Application of core-shell magnetic metal-organic framework in developing dispersive micro solid phase extraction combined with dispersive liquid-liquid microextraction for the extraction and enrichment of some pesticides in orange blossom, Aloysia Citrodora, and fennel herbal infusions

This paper introduces an innovative technique for extracting pesticides from herbal infusions using a core-shell magnetic adsorbent (i.e., Cu-BTC@Fe₃O₄) where achieving a notable enrichment factor for the target pesticides by coupling with a dispersive liquid-liquid microextraction method. To validate the successful synthesis of the adsorbent, a range of analytical techniques were utilized including vibrating sample magnetometer, scanning electron microscopy, transmission electron microscopy, Fourier transform infrared spectroscopy, X-ray diffraction, energy dispersive X-ray, and Brunauer-Emmett-Teller analyses. A vortex agitation and an external magnetic field were used during the extraction process to aid the analytes' desorption and adsorbent separation, respectively. Also, a mixture of iso-propanol and deionized water was used to desorb the analytes from the adsorbent surface. The resulting supernatant containing the desorbed pesticides was mixed with 1,2-dibromoethane as the extraction solvent and then injected into an aqueous medium. After centrifugation, 1 μL of the sedimented phase was introduced into the gas chromatograph system equipped with a flame ionization detector. The reliability of the proposed methodology was confirmed by obtaining low relative standard deviations (1.0–8.5 %), acceptable extraction recoveries (39–93 %), substantial enrichment factors (195–475), calibration curve linearity (r²=0.993–0.998), and significantly low limits of quantification (0.34–3.0 μg L⁻¹) and detection (1.1–9.9 μg L⁻¹).
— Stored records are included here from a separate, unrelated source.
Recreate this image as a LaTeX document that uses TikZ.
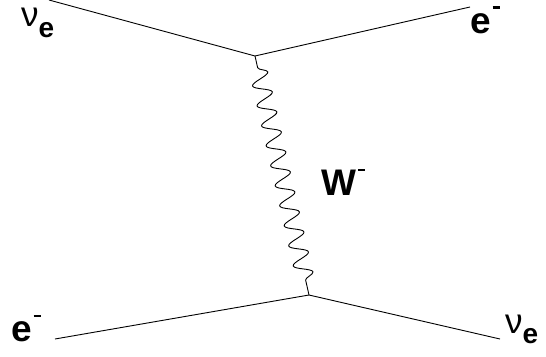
\documentclass[tikz,border=0pt]{standalone}
\usepackage{fontspec}
\setmainfont{Liberation Sans}
\usetikzlibrary{decorations.pathmorphing}
\newcommand{\subE}{\raisebox{-10pt}{\fontsize{28}{30}\selectfont\bfseries e}}
\newcommand{\supM}{\hspace{2pt}\raisebox{24pt}{\rule{7pt}{2.5pt}}}
\tikzset{
  fermion/.style={draw, line width=0.9pt},
  boson/.style={draw, line width=0.9pt, decorate,
    decoration={snake, segment length=20.5pt, amplitude=9pt, pre length=12pt, post length=12pt}},
  lbl/.style={inner sep=0pt, outer sep=0pt, anchor=base west, font=\fontsize{37}{40}\selectfont\bfseries},
  nulbl/.style={inner sep=0pt, outer sep=0pt, anchor=base west, font=\fontsize{35}{40}\selectfont},
}
\begin{document}
\begin{tikzpicture}[x=1pt, y=-1pt]
  \useasboundingbox (0,0) rectangle (546,356);
  % vertices and external points
  \coordinate (vt) at (255,56);
  \coordinate (vb) at (309,295);
  \coordinate (tl) at (49,0);
  \coordinate (tr) at (470,7);
  \coordinate (bl) at (55,339);
  \coordinate (br) at (500,339);
  \draw[fermion] (tl) -- (vt) -- (tr);
  \draw[fermion] (bl) -- (vb) -- (br);
  \draw[boson] (vt) -- (vb);
  % labels
  \node[nulbl] (nu1) at (21,27) {ν\subE};
  \node[lbl] (e1) at (470,33) {e\supM};
  \node[lbl] (e2) at (11,341) {e\supM};
  \node[nulbl] (nu2) at (505,333) {ν\subE};
  \node[lbl] (w) at (321,195) {W\supM};
\end{tikzpicture}
\end{document}
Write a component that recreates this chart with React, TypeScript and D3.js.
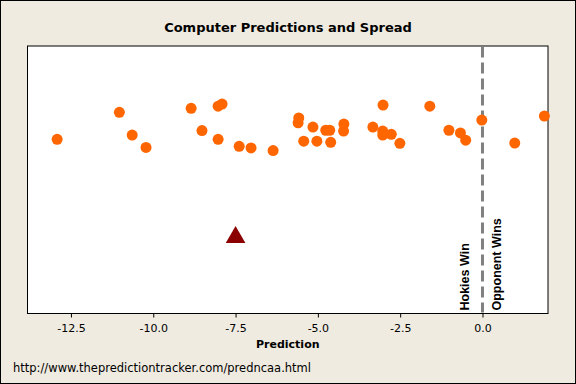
import React, { useEffect, useRef } from "react";
import * as d3 from "d3";

// computer predictions (points), x = predicted margin, y = vertical jitter
const predictions = [
  -12.92, -11.03, -10.64, -10.22, -8.85, -8.52, -8.03, -7.91, -8.03, -7.39,
  -7.03, -6.36, -5.58, -5.6, -5.43, -5.15, -5.03, -4.76, -4.64, -4.61,
  -4.21, -4.22, -3.33, -3.02, -3.03, -3.03, -2.77, -2.51, -1.6, -1.02,
  -0.67, -0.51, -0.02, 0.98, 1.88,
];
const jitter = [
  65.1, 75.2, 66.7, 62.1, 76.7, 68.4, 77.5, 78.3, 65.1, 62.5,
  61.9, 60.9, 73.1, 71.3, 64.4, 69.7, 64.4, 68.5, 68.5, 64.0,
  70.8, 68.2, 69.7, 77.9, 68.2, 66.7, 67.0, 63.6, 77.5, 68.5,
  67.5, 64.8, 72.3, 63.7, 73.8,
];
const spread = [{ x: -7.5, y: 28.5 }];
const xTicks = [-12.5, -10, -7.5, -5, -2.5, 0];

const W = 576;
const H = 384;
const plot = { left: 27.5, right: 548, top: 46, bottom: 313.5 };

const App = () => {
  const ref = useRef(null);

  useEffect(() => {
    const svg = d3.select(ref.current);
    svg.selectAll("*").remove();

    const x = d3.scaleLinear().domain([-13.82, 1.99]).range([plot.left, plot.right]);
    const y = d3.scaleLinear().domain([0, 100]).range([plot.bottom, plot.top]);

    svg.append("rect")
      .attr("x", 0.5).attr("y", 0.5)
      .attr("width", W - 1).attr("height", H - 1)
      .attr("fill", "#efebe0").attr("stroke", "#000");

    svg.append("text")
      .attr("x", 288).attr("y", 31.5)
      .attr("text-anchor", "middle")
      .style("font-family", "DejaVu Sans")
      .style("font-weight", "bold")
      .style("font-size", "13px")
      .text("Computer Predictions and Spread");

    svg.append("rect")
      .attr("x", plot.left).attr("y", plot.top)
      .attr("width", plot.right - plot.left)
      .attr("height", plot.bottom - plot.top)
      .attr("fill", "#fff").attr("stroke", "#000");

    // x axis
    const axis = svg.append("g")
      .attr("transform", `translate(0,${plot.bottom})`)
      .call(d3.axisBottom(x).tickValues(xTicks).tickSize(4).tickSizeOuter(0));
    axis.select(".domain").remove();
    axis.selectAll("line").attr("stroke", "#000");
    axis.selectAll("text")
      .attr("dy", "1.05em")
      .style("font-family", "DejaVu Sans")
      .style("font-size", "11px")
      .attr("fill", "#000")
      .text(d => d3.format(".1f")(d).replace("−", "-"));

    svg.append("text")
      .attr("x", (plot.left + plot.right) / 2).attr("y", 348)
      .attr("text-anchor", "middle")
      .style("font-family", "DejaVu Sans")
      .style("font-weight", "bold")
      .style("font-size", "11px")
      .text("Prediction");

    svg.append("text")
      .attr("x", 13).attr("y", 372)
      .style("font-family", "DejaVu Sans")
      .style("font-size", "11.5px")
      .text("http://www.thepredictiontracker.com/predncaa.html");

    // reference line at 0
    svg.append("line")
      .attr("x1", x(0)).attr("x2", x(0))
      .attr("y1", plot.top + 0.5).attr("y2", plot.bottom - 1)
      .attr("stroke", "#808080")
      .attr("stroke-width", 3)
      .attr("stroke-dasharray", "11,5");

    const label = (txt, px) =>
      svg.append("text")
        .attr("transform", `translate(${px},${plot.bottom - 3}) rotate(-90)`)
        .style("font-family", "Liberation Sans")
        .style("font-weight", "bold")
        .style("font-size", "12.5px")
        .text(txt);
    label("Hokies Win", x(0) - 13);
    label("Opponent Wins", x(0) + 19);

    const pts = predictions.map((p, i) => ({ x: p, y: jitter[i] }));
    svg.append("g")
      .selectAll("circle")
      .data(pts)
      .enter()
      .append("circle")
      .attr("cx", d => x(d.x))
      .attr("cy", d => y(d.y))
      .attr("r", 5.5)
      .attr("fill", "#ff6600");

    svg.append("g")
      .selectAll("path")
      .data(spread)
      .enter()
      .append("path")
      .attr("d", d3.symbol().type(d3.symbolTriangle).size(167))
      .attr("transform", d => `translate(${x(d.x)},${y(d.y)})`)
      .attr("fill", "#8b0000");
  }, []);

  return (
    <svg
      ref={ref}
      width={W}
      height={H}
      style={{ position: "absolute", left: 0, top: 0, display: "block" }}
    />
  );
};

export default App;
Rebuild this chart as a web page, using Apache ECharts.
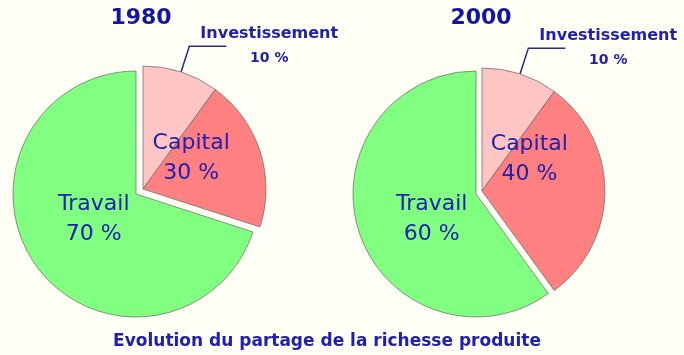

Absence of matrix effects with relative recovery values of 80–120 % for real samples, minimal use of the adsorbent and extraction solvent, a reduction in extraction time due to the elimination of two centrifugation steps (facilitated by an external magnetic field), and the use of environmentally friendly solvents collectively highlight the advantages and significant values of this approach.